I. Introduction & Core Definition:

A Revenue Model outlines the specific way in which a business or startup generates income from its products or services. It defines the framework through which value is captured in monetary terms, encompassing all the various streams, structures, and logic behind how customers pay for an offering. The revenue model is a foundational element of a company’s broader business model, dictating how and when it expects to receive revenue, and it often informs product development, marketing, pricing, and investment strategies.

II. Deeper Dive into the Concept:

There are several common types of revenue models used in startups and established businesses, broadly including:

  • Subscription Model: Customers pay a recurring fee (monthly or annually) for continued access to a product or service (e.g., Netflix, SaaS platforms).
  • Transaction (Direct Sales) Model: Revenue is generated through one-off sales of goods or services (e.g., e-commerce stores, traditional retail).
  • Freemium Model: Basic services or products are provided for free, with premium features available for a fee (e.g., Spotify, Dropbox).
  • Advertising Model: Revenue comes from third parties who pay to advertise to the platform’s user base (e.g., Facebook, Google).
  • Licensing Model: The company charges for the right to use its intellectual property or technology (e.g., software licensing, franchising).
  • Commission Model: The platform takes a percentage fee for facilitating transactions between two or more parties (e.g., Uber, Airbnb).
  • Data Monetization: Revenue is generated by aggregating and selling data insights (e.g., market research firms).

A single company may combine multiple revenue models for diversification, often called a hybrid model. Choice of revenue model deeply impacts cash flow, predictability, scalability, and market positioning.

III. Significance & Implications for Founders:

Selecting the right revenue model is critical for founders because it:

  • Directly impacts the predictability, stability, and scalability of income streams.
  • Informs pricing strategy and customer acquisition approach.
  • Affects key financial metrics and the attractiveness to potential investors.
  • Determines the level of dependency on customer retention, upselling, rapid new acquisition, or market expansion.
  • Influences the broader operational structure, sales processes, and support needs.

An ill-suited revenue model can impede growth, create cash flow problems, or alienate target customers. Conversely, an innovative or optimized revenue model can differentiate a company in a competitive landscape.

IV. Practical Application & Examples:

Consider a fitness app startup:

  • It could use a freemium model, offering core exercises for free and advanced training plans for a monthly subscription.
  • Alternatively, it could pursue an advertising model, keeping the product free but showing ads to users.
  • Or, it could combine a transaction model (one-off sales of specialized courses) with a subscription for premium content updates.

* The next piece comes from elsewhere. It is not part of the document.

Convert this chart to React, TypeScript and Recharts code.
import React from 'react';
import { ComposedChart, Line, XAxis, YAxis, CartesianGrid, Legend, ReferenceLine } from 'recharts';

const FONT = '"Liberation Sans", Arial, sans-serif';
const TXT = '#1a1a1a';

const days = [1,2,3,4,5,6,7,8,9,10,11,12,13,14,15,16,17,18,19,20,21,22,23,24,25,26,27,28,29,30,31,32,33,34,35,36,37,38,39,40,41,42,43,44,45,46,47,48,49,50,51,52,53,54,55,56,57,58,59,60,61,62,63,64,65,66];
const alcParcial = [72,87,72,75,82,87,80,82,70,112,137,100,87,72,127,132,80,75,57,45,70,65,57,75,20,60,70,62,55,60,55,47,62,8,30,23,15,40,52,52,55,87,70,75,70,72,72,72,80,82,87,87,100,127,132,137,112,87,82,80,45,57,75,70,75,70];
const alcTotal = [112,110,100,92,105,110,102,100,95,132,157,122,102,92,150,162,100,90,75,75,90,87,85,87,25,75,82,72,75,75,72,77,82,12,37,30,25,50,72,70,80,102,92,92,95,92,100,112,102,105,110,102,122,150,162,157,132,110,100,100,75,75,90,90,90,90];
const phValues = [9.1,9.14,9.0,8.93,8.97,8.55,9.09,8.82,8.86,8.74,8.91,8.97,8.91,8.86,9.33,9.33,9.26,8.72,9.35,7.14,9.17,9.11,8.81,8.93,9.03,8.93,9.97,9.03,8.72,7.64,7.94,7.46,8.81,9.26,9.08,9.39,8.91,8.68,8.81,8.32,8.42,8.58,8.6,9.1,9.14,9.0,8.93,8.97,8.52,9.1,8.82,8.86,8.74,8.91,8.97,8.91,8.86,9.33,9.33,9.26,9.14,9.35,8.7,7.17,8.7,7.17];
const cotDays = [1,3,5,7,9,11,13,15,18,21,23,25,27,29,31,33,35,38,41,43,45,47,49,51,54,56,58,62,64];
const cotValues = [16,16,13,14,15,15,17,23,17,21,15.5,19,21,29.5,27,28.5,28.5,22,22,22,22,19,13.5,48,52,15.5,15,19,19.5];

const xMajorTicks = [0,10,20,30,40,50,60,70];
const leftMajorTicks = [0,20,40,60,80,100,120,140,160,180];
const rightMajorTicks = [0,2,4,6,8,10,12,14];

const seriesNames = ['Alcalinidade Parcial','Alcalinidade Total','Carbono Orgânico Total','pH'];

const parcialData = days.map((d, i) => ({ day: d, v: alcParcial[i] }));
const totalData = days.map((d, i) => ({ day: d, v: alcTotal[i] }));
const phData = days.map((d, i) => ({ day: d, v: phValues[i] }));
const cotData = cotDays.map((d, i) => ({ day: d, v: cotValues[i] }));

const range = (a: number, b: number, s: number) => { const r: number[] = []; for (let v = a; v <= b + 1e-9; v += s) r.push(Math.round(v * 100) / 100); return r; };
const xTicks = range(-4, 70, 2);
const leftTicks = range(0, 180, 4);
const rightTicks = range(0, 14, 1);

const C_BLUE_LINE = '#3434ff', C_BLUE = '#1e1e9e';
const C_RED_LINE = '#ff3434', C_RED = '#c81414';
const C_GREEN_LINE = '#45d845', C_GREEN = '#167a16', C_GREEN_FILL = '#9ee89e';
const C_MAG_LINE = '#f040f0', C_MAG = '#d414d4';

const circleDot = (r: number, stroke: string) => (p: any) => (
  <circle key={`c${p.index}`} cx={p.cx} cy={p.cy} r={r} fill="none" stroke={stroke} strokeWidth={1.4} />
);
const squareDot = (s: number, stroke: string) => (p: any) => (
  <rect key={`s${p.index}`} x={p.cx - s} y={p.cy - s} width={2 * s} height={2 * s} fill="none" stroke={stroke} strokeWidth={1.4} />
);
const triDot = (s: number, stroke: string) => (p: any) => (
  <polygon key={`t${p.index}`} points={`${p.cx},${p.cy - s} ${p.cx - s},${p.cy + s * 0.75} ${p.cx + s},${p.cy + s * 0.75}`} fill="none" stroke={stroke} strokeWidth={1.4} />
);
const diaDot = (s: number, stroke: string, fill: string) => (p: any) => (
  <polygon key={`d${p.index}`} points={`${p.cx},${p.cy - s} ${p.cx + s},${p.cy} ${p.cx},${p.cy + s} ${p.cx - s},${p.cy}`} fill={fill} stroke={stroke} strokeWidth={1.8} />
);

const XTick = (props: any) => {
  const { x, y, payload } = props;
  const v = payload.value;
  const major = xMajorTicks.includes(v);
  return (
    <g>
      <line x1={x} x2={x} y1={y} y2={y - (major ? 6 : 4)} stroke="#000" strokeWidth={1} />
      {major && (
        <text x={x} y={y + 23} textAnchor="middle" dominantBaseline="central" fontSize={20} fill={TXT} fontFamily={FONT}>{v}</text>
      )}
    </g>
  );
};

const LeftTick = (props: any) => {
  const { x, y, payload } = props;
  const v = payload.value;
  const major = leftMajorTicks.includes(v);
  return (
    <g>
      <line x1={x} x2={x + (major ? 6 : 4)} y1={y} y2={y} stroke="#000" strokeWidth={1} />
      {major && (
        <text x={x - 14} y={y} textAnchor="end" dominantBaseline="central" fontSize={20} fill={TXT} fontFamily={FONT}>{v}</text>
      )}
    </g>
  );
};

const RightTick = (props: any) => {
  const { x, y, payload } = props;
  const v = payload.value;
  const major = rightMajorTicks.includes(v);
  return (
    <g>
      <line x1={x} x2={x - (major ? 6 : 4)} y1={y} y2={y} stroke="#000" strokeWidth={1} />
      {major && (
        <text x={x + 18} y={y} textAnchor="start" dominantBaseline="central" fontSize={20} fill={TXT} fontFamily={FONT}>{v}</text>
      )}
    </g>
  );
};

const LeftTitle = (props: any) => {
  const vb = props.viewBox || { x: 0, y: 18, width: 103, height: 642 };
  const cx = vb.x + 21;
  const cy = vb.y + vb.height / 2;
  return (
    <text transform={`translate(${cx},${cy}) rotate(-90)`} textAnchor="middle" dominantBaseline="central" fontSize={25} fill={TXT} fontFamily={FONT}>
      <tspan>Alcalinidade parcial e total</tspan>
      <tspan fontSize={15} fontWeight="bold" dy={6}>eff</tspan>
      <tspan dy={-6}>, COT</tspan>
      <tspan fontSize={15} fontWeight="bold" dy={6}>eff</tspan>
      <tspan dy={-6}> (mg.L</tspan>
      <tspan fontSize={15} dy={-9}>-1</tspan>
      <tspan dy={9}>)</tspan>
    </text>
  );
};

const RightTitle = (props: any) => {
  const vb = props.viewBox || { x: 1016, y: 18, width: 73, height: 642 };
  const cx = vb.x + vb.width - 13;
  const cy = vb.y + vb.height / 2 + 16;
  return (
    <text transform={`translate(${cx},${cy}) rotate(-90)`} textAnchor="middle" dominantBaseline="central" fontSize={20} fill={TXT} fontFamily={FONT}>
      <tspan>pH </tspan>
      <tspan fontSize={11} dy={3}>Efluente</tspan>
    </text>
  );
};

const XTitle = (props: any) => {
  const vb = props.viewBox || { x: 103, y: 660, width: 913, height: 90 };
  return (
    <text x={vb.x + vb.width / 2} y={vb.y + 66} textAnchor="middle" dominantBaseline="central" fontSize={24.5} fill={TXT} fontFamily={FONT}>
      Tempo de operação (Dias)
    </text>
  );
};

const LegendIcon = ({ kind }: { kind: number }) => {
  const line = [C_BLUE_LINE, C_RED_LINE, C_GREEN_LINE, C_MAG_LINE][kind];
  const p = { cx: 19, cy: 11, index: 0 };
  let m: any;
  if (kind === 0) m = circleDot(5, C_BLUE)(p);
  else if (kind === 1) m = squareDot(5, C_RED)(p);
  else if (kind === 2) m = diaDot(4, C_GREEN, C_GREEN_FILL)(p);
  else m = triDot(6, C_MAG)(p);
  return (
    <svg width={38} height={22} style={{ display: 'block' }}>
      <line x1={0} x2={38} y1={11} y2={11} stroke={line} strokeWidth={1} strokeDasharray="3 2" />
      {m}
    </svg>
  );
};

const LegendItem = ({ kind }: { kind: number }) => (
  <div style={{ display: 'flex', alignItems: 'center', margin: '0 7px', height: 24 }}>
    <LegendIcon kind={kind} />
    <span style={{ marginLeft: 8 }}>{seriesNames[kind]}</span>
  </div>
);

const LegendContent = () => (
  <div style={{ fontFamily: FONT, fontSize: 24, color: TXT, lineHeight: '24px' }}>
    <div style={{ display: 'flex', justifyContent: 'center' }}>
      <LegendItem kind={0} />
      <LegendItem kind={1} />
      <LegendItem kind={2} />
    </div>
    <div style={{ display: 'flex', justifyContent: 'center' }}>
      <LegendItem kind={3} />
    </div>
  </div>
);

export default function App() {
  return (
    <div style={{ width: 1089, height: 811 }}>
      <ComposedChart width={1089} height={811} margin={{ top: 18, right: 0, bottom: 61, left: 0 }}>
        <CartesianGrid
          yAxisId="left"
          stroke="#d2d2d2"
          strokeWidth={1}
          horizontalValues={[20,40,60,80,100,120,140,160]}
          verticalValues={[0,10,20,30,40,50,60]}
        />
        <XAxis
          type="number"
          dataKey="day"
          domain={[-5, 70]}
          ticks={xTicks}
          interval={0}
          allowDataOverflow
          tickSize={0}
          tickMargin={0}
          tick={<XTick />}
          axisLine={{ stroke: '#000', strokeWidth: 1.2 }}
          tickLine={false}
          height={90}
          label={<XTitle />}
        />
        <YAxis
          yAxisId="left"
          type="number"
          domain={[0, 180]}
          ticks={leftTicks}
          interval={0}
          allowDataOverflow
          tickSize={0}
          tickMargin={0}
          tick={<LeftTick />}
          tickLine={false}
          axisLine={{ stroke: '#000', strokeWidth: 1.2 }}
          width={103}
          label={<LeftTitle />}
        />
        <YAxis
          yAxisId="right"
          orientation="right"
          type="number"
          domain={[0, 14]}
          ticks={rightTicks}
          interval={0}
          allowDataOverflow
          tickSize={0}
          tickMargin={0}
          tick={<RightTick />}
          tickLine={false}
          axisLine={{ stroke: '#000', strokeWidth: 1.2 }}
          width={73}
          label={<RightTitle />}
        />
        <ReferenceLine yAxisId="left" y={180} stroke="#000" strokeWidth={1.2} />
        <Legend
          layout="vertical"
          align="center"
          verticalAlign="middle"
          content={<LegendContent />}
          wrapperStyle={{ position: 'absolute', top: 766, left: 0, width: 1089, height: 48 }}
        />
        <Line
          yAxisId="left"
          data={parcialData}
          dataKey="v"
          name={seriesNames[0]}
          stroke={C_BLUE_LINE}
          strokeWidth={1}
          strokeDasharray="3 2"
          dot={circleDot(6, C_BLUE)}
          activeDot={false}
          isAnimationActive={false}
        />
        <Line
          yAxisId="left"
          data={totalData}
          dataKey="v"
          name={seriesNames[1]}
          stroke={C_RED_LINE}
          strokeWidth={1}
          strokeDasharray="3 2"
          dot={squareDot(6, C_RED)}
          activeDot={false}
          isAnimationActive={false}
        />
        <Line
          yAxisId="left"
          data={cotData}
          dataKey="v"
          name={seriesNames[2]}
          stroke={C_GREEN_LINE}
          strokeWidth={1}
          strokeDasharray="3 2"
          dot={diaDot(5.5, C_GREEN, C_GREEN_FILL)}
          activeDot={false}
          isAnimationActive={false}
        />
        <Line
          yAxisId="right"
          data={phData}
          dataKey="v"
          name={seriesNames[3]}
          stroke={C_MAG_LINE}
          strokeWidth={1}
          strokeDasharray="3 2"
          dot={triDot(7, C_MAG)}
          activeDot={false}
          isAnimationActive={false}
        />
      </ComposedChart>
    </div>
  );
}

Hot startups often experiment with revenue models early on—tweaking pricing, bundling, and monetization strategies—to see what resonates best with their market and optimizes lifetime value (LTV).

V. Key Considerations & Best Practices:

1. Align with Customer Behavior: Revenue models should fit how the target audience prefers to pay and use the product/service.

2. Competitive Advantage: Evaluate if a unique or blended revenue model can offer differentiation.

3. Sustainability: Ensure the model covers costs over time and supports profitability.

4. Flexibility: Be open to evolving the model based on market feedback, technological changes, or scale.

5. Investor Alignment: Transparent, predictable revenue models are generally more attractive to investors.

6. Legal and Regulatory Factors: Some models (like data monetization or advertising) may have more legal considerations than others.

VI. Related Terms & Further Reading:

  • Business Model
  • Pricing Strategy
  • Lifetime Value (LTV)
  • Customer Segmentation
  • Market Penetration
  • Sales Funnel

VII. Conclusion:

A well-chosen revenue model is central to a startup’s success. It’s not just about how a company gets paid, but also about how it builds enduring customer relationships and carves a path to sustainable growth. As markets and technologies evolve, so should revenue models—founders who remain curious, data-driven, and adaptable stand the best chance of optimizing revenue and building resilient businesses.